Kalau bisa dibilang saya termasuk orang yang cukup loyal. Begitu saya menyukai sesuatu, saya akan langgeng menyukainya. Termasuk dalam hal ini hasil tulisan seseorang. Tulisan Ken masuk dalam hitungan. Saya hampir selalu membaca buku-bukunya. Jadi, ketika Ken mengirimkan email kepada saya dan memberitahukan bahwa akan segera terbit novel terbarunya berjudul 57 detik (pertamanya doi bilang tuh nopel cuman dibikin versi e-book khusus handphone doank), maka kemudian saya menjadi tak sabar menantikan rilis dalam bentuk cetak-nya.

Yang paling saya suka dari gaya penulisan Ken adalah kemampuannya membuat kalimat-kalimat hiperbola yang menggelitik dan menggemaskan. Padahal ada yang bilang bahwa semua hal yang terlalu (hiper atau hipo) itu tidak bagus. Tetapi “kalimat terlalu” buatan Ken justru menjadi daya pikat tersendiri, bagi saya, dalam setiap bukunya. Hal lain yang saya suka dari Ken adalah konsistensinya dalam menulis. Saya perhatikan dari sejak novel pertamanya Ken selalu menggunakan kata ganti orang pertama (aku, gue) untuk keseluruhan karakter utama dalam novel-novelnya. Hal ini jelas membutuhkan ketelitian dan kecermatan tersendiri dalam menjaga agar tiap aktor yang diciptakan tidak melenceng dari sifat rekaannya. Satu karakter tidak boleh tertukar dengan karakter lain, atau jangan sampai antar-karakter saling bertubrukan alias timpang satu dengan yang lainnya.

57 detik mungkin menjadi novel pertama Ken yang lahir dari sebuah kisah nyata. Yah, itu cuman dugaan saya belaka. Kebenarannya saya kurang tahu. Dalam pengantar novelnya, Ken secara khusus mengucapkan terima kasih kepada beberapa orang yang berjasa “memberinya” beragam cerita yang membantunya membangun plot novel ini.

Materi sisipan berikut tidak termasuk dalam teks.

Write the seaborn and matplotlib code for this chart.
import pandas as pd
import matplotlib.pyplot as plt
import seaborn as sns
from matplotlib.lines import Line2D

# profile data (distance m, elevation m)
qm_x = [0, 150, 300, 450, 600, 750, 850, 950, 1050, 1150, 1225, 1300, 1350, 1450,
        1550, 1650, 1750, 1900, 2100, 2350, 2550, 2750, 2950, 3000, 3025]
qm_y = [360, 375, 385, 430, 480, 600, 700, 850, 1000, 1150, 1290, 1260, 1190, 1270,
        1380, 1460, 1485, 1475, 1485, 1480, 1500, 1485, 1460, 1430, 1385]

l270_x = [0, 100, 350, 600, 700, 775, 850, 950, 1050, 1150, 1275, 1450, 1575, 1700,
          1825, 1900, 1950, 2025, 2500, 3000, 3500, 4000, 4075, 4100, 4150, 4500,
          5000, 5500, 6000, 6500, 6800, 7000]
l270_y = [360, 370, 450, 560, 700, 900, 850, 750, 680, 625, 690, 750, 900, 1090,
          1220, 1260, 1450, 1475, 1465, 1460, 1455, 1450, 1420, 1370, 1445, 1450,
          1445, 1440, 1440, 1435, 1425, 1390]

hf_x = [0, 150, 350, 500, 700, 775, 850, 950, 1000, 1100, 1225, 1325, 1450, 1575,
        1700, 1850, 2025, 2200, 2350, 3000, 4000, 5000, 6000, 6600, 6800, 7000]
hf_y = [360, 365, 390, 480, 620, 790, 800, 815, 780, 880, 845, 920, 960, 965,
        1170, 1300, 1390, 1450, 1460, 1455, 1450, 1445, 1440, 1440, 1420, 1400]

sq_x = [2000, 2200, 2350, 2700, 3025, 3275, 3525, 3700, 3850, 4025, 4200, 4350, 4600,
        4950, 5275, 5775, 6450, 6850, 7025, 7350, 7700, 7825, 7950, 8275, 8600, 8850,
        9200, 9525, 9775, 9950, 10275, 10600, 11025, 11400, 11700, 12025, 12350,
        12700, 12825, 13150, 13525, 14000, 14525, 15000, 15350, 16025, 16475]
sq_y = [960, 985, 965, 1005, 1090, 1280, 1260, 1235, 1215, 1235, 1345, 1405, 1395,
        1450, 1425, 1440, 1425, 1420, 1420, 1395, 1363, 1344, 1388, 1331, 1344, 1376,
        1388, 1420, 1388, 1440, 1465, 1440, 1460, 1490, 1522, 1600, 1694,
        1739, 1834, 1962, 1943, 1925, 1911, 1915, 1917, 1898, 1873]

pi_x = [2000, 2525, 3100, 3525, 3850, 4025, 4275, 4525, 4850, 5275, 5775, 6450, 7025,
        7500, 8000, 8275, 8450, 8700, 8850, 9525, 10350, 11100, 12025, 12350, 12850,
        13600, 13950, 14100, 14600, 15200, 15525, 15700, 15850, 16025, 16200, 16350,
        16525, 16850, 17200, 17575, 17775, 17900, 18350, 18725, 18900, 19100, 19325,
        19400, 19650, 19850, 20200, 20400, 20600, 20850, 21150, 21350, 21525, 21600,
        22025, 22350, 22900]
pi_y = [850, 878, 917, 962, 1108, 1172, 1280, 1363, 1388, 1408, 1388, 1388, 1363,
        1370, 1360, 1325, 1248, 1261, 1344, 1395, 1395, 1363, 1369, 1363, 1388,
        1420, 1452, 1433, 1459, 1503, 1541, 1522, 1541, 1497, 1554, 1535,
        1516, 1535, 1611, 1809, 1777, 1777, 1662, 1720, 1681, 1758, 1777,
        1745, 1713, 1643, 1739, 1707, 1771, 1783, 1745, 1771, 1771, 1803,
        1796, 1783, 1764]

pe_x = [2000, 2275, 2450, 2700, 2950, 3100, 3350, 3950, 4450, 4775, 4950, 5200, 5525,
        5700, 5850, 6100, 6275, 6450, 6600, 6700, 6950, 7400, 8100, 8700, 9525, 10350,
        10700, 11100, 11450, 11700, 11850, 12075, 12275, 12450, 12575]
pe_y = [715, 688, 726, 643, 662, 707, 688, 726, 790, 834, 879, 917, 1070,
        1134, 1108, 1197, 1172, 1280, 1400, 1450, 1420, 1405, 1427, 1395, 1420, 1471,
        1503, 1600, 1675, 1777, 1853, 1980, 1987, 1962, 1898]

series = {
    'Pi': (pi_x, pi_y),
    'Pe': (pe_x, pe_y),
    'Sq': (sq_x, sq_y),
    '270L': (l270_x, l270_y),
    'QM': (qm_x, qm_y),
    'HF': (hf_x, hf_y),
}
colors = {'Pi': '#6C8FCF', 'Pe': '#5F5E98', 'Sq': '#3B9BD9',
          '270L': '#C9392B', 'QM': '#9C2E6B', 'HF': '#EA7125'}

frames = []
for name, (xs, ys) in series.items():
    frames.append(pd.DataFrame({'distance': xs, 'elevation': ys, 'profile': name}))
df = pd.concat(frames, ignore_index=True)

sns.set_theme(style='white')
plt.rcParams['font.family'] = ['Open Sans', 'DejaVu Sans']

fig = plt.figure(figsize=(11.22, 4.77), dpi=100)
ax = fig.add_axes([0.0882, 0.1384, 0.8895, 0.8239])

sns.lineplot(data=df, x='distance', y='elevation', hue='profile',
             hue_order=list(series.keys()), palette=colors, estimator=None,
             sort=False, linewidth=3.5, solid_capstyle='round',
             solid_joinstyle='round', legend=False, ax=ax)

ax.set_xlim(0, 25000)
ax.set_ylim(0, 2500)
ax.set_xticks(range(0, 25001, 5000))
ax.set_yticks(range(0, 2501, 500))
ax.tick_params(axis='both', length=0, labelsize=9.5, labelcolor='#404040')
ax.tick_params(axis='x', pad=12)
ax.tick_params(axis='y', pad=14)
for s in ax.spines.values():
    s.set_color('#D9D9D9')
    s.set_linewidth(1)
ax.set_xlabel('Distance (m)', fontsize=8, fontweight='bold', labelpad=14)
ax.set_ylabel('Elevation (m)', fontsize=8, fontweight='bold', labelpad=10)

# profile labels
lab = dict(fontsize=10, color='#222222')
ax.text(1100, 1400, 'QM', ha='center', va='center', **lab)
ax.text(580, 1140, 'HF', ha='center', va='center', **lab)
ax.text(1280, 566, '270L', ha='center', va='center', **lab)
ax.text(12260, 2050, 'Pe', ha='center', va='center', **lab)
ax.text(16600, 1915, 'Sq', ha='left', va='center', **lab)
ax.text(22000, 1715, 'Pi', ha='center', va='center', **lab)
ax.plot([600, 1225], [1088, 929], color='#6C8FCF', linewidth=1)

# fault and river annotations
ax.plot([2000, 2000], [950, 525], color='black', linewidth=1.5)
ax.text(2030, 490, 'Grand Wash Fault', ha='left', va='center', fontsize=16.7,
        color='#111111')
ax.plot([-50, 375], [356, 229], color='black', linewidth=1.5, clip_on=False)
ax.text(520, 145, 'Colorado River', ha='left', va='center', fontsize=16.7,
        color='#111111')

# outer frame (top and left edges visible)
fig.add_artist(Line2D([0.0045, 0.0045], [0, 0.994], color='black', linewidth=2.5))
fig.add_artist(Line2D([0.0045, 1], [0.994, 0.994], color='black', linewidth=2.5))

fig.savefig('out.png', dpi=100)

Teenlit dengan sampul yang didominasi warna kuning cerah ini mengambil latar kejadian gempa yang melanda Yogyakarta dan sekitarnya beberapa waktu silam. Judulnya sendiri mengacu pada durasi gempa yang mengguncang kota gudeg tersebut. Di beberapa bagian Ken secara kreatif memberikan tambahan-tambahan tulisan semisal tips menghadapi gempa yang dikemas dalam bahasa komedi, serta beberapa headline dan foto asli suatu peristiwa yang ada kaitannya dengan gempa. Interesting. Ceritanya sendiri khas sekali untuk konsumsi usia anak sekolahan. Bumbu-bumbunya tak jauh dari gonjang-ganjing persahabatan, persaingan merebut posisi strategis di sekolahan (ketua cheerleader), dan lakon-lakon anak SMA masa kini, termasuk cemburu-cemburuan dalam urusan percintaan.

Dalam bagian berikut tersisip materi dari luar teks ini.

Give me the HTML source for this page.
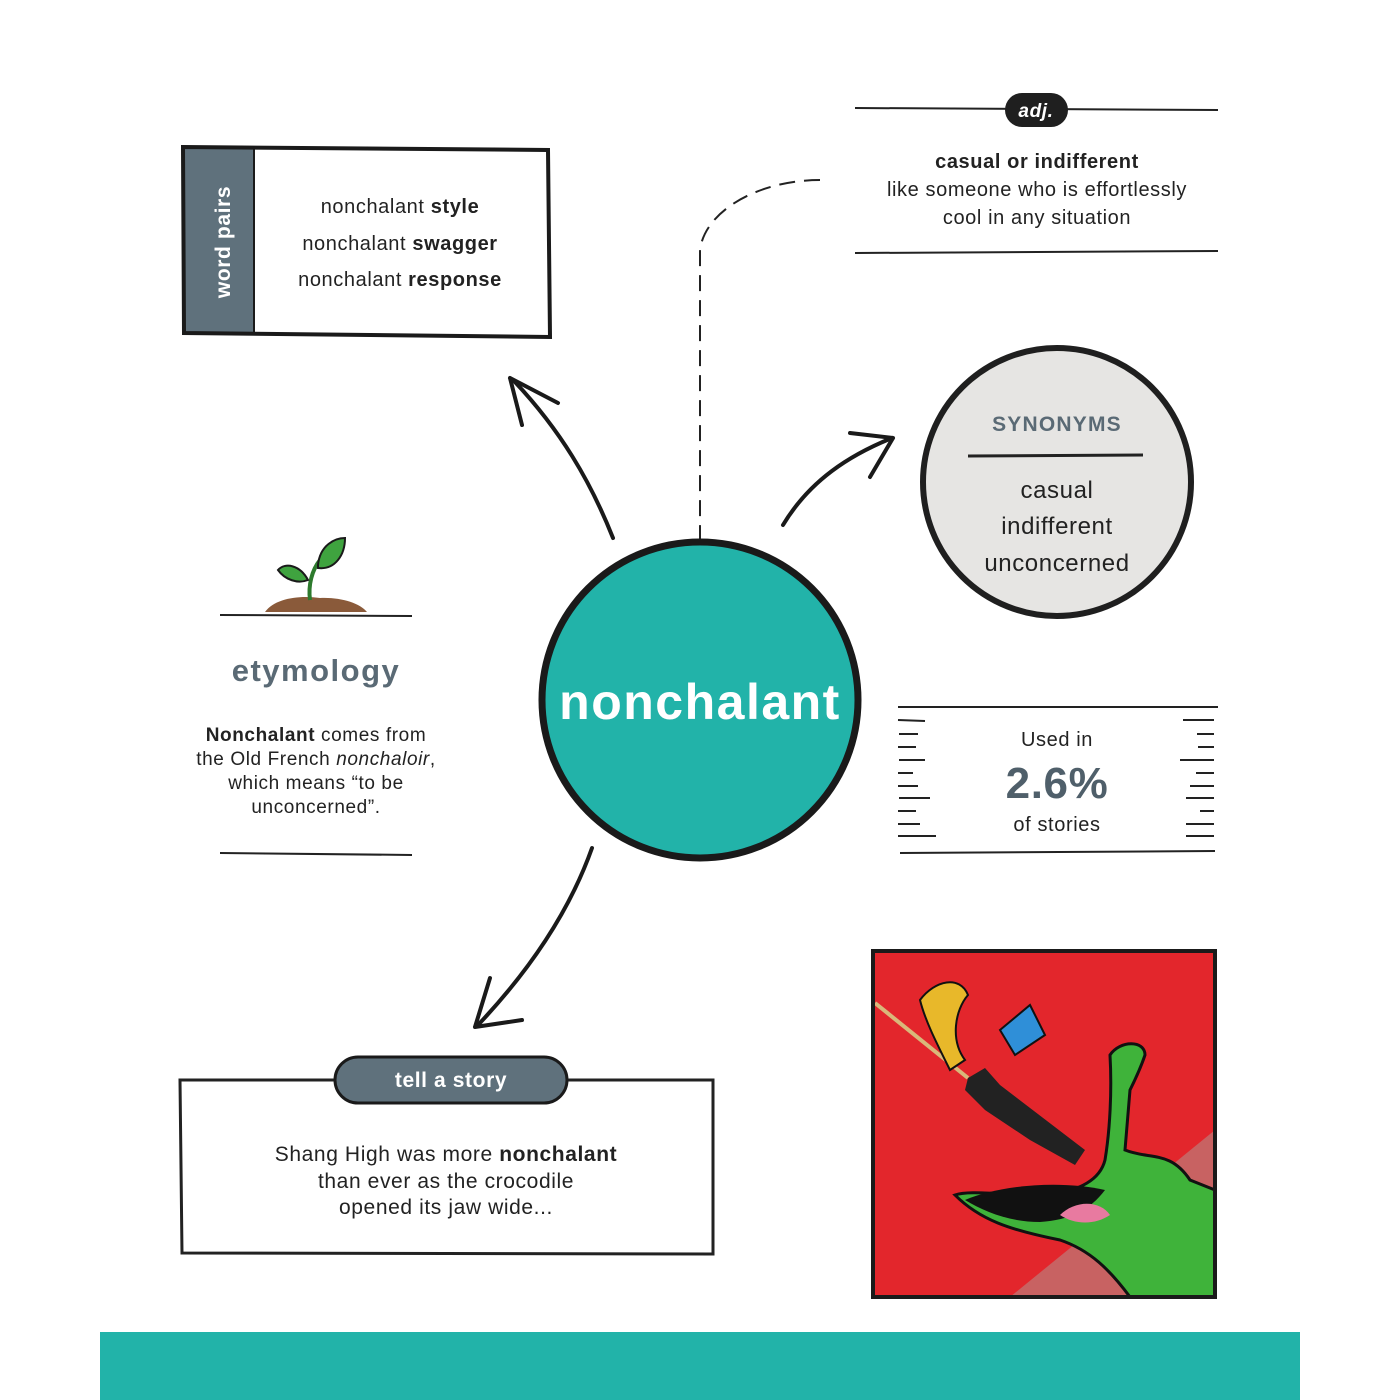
<!DOCTYPE html>
<html><head><meta charset="utf-8"><style>
html,body{margin:0;padding:0;background:#fff}
svg{display:block}
text{font-family:"Liberation Sans",sans-serif;letter-spacing:0.6px}
</style></head><body>
<svg width="1400" height="1400" viewBox="0 0 1400 1400" xmlns="http://www.w3.org/2000/svg">
<rect width="1400" height="1400" fill="#fff"/>
<!-- word pairs -->
<rect x="184" y="148" width="70" height="186" fill="#5f717c"/>
<path d="M183 147 L548 150 L550 337 L184 333 Z" fill="none" stroke="#1a1a1a" stroke-width="4"/>
<line x1="254" y1="148" x2="254" y2="333" stroke="#1a1a1a" stroke-width="2"/>
<text transform="translate(230,242) rotate(-90)" text-anchor="middle" font-size="21" font-weight="bold" fill="#fff">word pairs</text>
<g font-size="20" fill="#222" text-anchor="middle" style="letter-spacing:1px">
<text x="400" y="213">nonchalant <tspan font-weight="bold">style</tspan></text>
<text x="400" y="250">nonchalant <tspan font-weight="bold">swagger</tspan></text>
<text x="400" y="286">nonchalant <tspan font-weight="bold">response</tspan></text>
</g>
<!-- adj -->
<line x1="855" y1="108" x2="1218" y2="110" stroke="#222" stroke-width="2"/>
<rect x="1005" y="93" width="63" height="34" rx="17" fill="#1f1f1f"/>
<text x="1036" y="117" text-anchor="middle" font-size="19" font-weight="bold" font-style="italic" fill="#fff">adj.</text>
<g font-size="20" fill="#222" text-anchor="middle" style="letter-spacing:1px">
<text x="1037" y="168" font-weight="bold">casual or indifferent</text>
<text x="1037" y="196">like someone who is effortlessly</text>
<text x="1037" y="224">cool in any situation</text>
</g>
<line x1="855" y1="253" x2="1218" y2="251" stroke="#222" stroke-width="2"/>
<path d="M820 180 C760 180 705 210 700 250 L700 540" fill="none" stroke="#222" stroke-width="2" stroke-dasharray="16 9"/>
<!-- synonyms -->
<circle cx="1057" cy="482" r="134" fill="#e6e5e3" stroke="#1f1f1f" stroke-width="6"/>
<text x="1057" y="431" text-anchor="middle" font-size="21" font-weight="bold" fill="#5a6a75" style="letter-spacing:1.2px">SYNONYMS</text>
<line x1="968" y1="456" x2="1143" y2="455" stroke="#222" stroke-width="3"/>
<g font-size="24" fill="#222" text-anchor="middle" style="letter-spacing:1.2px">
<text x="1057" y="498">casual</text>
<text x="1057" y="534">indifferent</text>
<text x="1057" y="571">unconcerned</text>
</g>
<!-- arrows -->
<g fill="none" stroke="#1a1a1a" stroke-width="4" stroke-linecap="round">
<path d="M613 538 C590 480 560 430 515 382"/>
<path d="M510 378 L522 425 M510 378 L558 403"/>
<path d="M783 525 C810 480 850 455 892 438"/>
<path d="M893 438 L850 433 M893 438 L870 477"/>
<path d="M592 848 C570 910 530 970 478 1025"/>
<path d="M475 1027 L490 978 M475 1027 L522 1020"/>
</g>
<!-- center -->
<circle cx="700" cy="700" r="158" fill="#22b3a9" stroke="#1a1a1a" stroke-width="7"/>
<text x="700" y="719" text-anchor="middle" font-size="50" font-weight="bold" fill="#fff" style="letter-spacing:1.5px">nonchalant</text>
<!-- etymology -->
<path d="M265 612 C275 598 300 595 320 598 C340 597 360 603 367 612 Z" fill="#8a5a3a"/>
<path d="M310 600 C308 585 312 570 320 560" fill="none" stroke="#2d7a2d" stroke-width="4"/>
<path d="M318 565 C320 545 335 538 345 538 C345 555 335 570 318 568 Z" fill="#3fa33f" stroke="#1a1a1a" stroke-width="2"/>
<path d="M308 580 C300 565 285 562 278 570 C285 580 298 584 308 580 Z" fill="#3fa33f" stroke="#1a1a1a" stroke-width="2"/>
<line x1="220" y1="615" x2="412" y2="616" stroke="#222" stroke-width="2"/>
<text x="316" y="681" text-anchor="middle" font-size="31" font-weight="bold" fill="#5a6a75" style="letter-spacing:1.5px">etymology</text>
<g font-size="19" fill="#222" text-anchor="middle" style="letter-spacing:1px">
<text x="316" y="741"><tspan font-weight="bold">Nonchalant</tspan> comes from</text>
<text x="316" y="765">the Old French <tspan font-style="italic">nonchaloir</tspan>,</text>
<text x="316" y="789">which means “to be</text>
<text x="316" y="813">unconcerned”.</text>
</g>
<line x1="220" y1="853" x2="412" y2="855" stroke="#222" stroke-width="2"/>
<!-- stats -->
<line x1="898" y1="707" x2="1218" y2="707" stroke="#222" stroke-width="2"/>
<line x1="900" y1="853" x2="1215" y2="851" stroke="#222" stroke-width="2"/>
<g stroke="#222" stroke-width="2">
<line x1="898" y1="720" x2="925" y2="721"/><line x1="899" y1="734" x2="918" y2="734"/><line x1="898" y1="747" x2="916" y2="747"/><line x1="899" y1="760" x2="925" y2="760"/><line x1="898" y1="773" x2="913" y2="773"/><line x1="898" y1="786" x2="918" y2="786"/><line x1="899" y1="798" x2="930" y2="798"/><line x1="898" y1="811" x2="916" y2="811"/><line x1="898" y1="824" x2="920" y2="824"/><line x1="898" y1="836" x2="936" y2="836"/>
<line x1="1183" y1="720" x2="1214" y2="720"/><line x1="1197" y1="734" x2="1214" y2="734"/><line x1="1198" y1="747" x2="1214" y2="747"/><line x1="1180" y1="760" x2="1214" y2="760"/><line x1="1196" y1="773" x2="1214" y2="773"/><line x1="1190" y1="786" x2="1214" y2="786"/><line x1="1186" y1="798" x2="1214" y2="798"/><line x1="1200" y1="811" x2="1214" y2="811"/><line x1="1186" y1="824" x2="1214" y2="824"/><line x1="1186" y1="836" x2="1214" y2="836"/>
</g>
<text x="1057" y="746" text-anchor="middle" font-size="20" fill="#222">Used in</text>
<text x="1057" y="798" text-anchor="middle" font-size="44" font-weight="bold" fill="#4f5f6a">2.6%</text>
<text x="1057" y="831" text-anchor="middle" font-size="20" fill="#222">of stories</text>
<!-- story -->
<path d="M180 1080 L713 1080 L713 1254 L182 1253 Z" fill="none" stroke="#222" stroke-width="3"/>
<rect x="335" y="1057" width="232" height="46" rx="23" fill="#5f717c" stroke="#1a1a1a" stroke-width="3"/>
<text x="451" y="1087" text-anchor="middle" font-size="21" font-weight="bold" fill="#fff">tell a story</text>
<g font-size="21" fill="#222" text-anchor="middle" style="letter-spacing:1.2px">
<text x="446" y="1161">Shang High was more <tspan font-weight="bold">nonchalant</tspan></text>
<text x="446" y="1188">than ever as the crocodile</text>
<text x="446" y="1214">opened its jaw wide...</text>
</g>
<!-- illustration -->
<rect x="873" y="951" width="342" height="346" fill="#e3262c"/>
<path d="M1010 1297 L1215 1130 L1215 1297 Z" fill="#c86262"/>
<path d="M1110 1055 C1120 1040 1145 1040 1145 1055 C1140 1070 1135 1080 1130 1090 L1125 1150 C1150 1160 1170 1150 1190 1180 L1215 1190 L1215 1297 L1130 1297 C1110 1270 1090 1250 1060 1240 C1010 1230 980 1220 955 1195 C970 1190 1000 1195 1050 1195 C1080 1190 1100 1180 1105 1160 C1110 1130 1112 1090 1110 1055 Z" fill="#3fb33a" stroke="#111" stroke-width="3"/>
<path d="M965 1200 C1000 1185 1060 1180 1105 1190 C1090 1210 1070 1220 1040 1222 C1010 1222 985 1212 965 1200 Z" fill="#111"/>
<path d="M1060 1215 C1075 1200 1100 1200 1110 1215 C1095 1225 1075 1225 1060 1215 Z" fill="#e87aa0"/>
<line x1="875" y1="1003" x2="968" y2="1078" stroke="#d9b87a" stroke-width="4"/>
<path d="M968 1078 L985 1068 L1000 1085 L1085 1150 L1075 1165 L1030 1140 L985 1110 L965 1090 Z" fill="#222"/>
<path d="M920 1000 C935 980 960 975 968 995 C955 1010 950 1040 965 1060 L950 1070 C935 1040 925 1020 920 1000 Z" fill="#e8b82a" stroke="#111" stroke-width="2"/>
<path d="M1000 1030 L1030 1005 L1045 1035 L1015 1055 Z" fill="#2f8fd8" stroke="#111" stroke-width="2"/>
<rect x="873" y="951" width="342" height="346" fill="none" stroke="#1a1a1a" stroke-width="4"/>
<!-- bottom bar -->
<rect x="100" y="1332" width="1200" height="68" fill="#22b3a9"/>
</svg>
</body></html>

Harusnya memang ada air mata yang tumpah begitu membaca novel ini karena hampir separuh bagiannya diisi kejadian tragis mengenai situasi saat dan setelah gempa. Setting lokasi dan emosi para tokohnya pun coba dibangun oleh Ken untuk membangkitkan rasa haru, paling tidak menurut saya begitu, namun sayang saya hanya larut sebentar saja. Keharuannya kurang mampu membuat saya menitikkan air mata, padahal saya terkenal paling mudah lumer pada hal-hal sedih dalam sebuah tulisan. Hmm, entahlah, saya mengharapkan tragedi yang lebih sengsara lagi (tentu saja nggak untuk kehidupan nyata).

Selebihnya sih, Ken banget. Semuanya saya suka. As usual. Ken berhasil menjaga konsistensi tiga tokoh utamanya meski kesemuanya menggunakan kata ganti orang pertama. Yang juga saya suka dari Ken adalah dia tidak melulu menjejali pembaca dengan gula-gula cinta namun juga asem-manis-pahitnya sebuah persahabatan. Dan itulah yang membedakannya dengan kebanyakan pengarang teenlit lainnya. Maju terus Ken. Semoga tetap produktif.

Selamat membaca!

Sinopsis (cover belakang)

JOGJA, KORAN REMAJA--Aji, Ayomi, dan Nisa adalah
remaja "biasa", kayak kita-kita gitu deh. Mereka mengaku kadang bosan dengan hari-hari mereka. Sekali-sekali mereka pengin juga meng-alami kejadian seru. Tapi tentu saja bukan seru yang menyengsarakan seperti GEMPA. Namun, itulah yang terjadi! Gempa itu tiba-tiba datang dan mengacau-kan semuanya. Cuma 57 detik, tapi akibatnya begitu mengerikan. Petualangan luar biasa terpaksa mereka jalani. Apa aja cerita mereka? Bagaimana mereka bertahan? Apa ada kejadian lucu dalam tragedi ini? Berikut wawancara dengan mereka.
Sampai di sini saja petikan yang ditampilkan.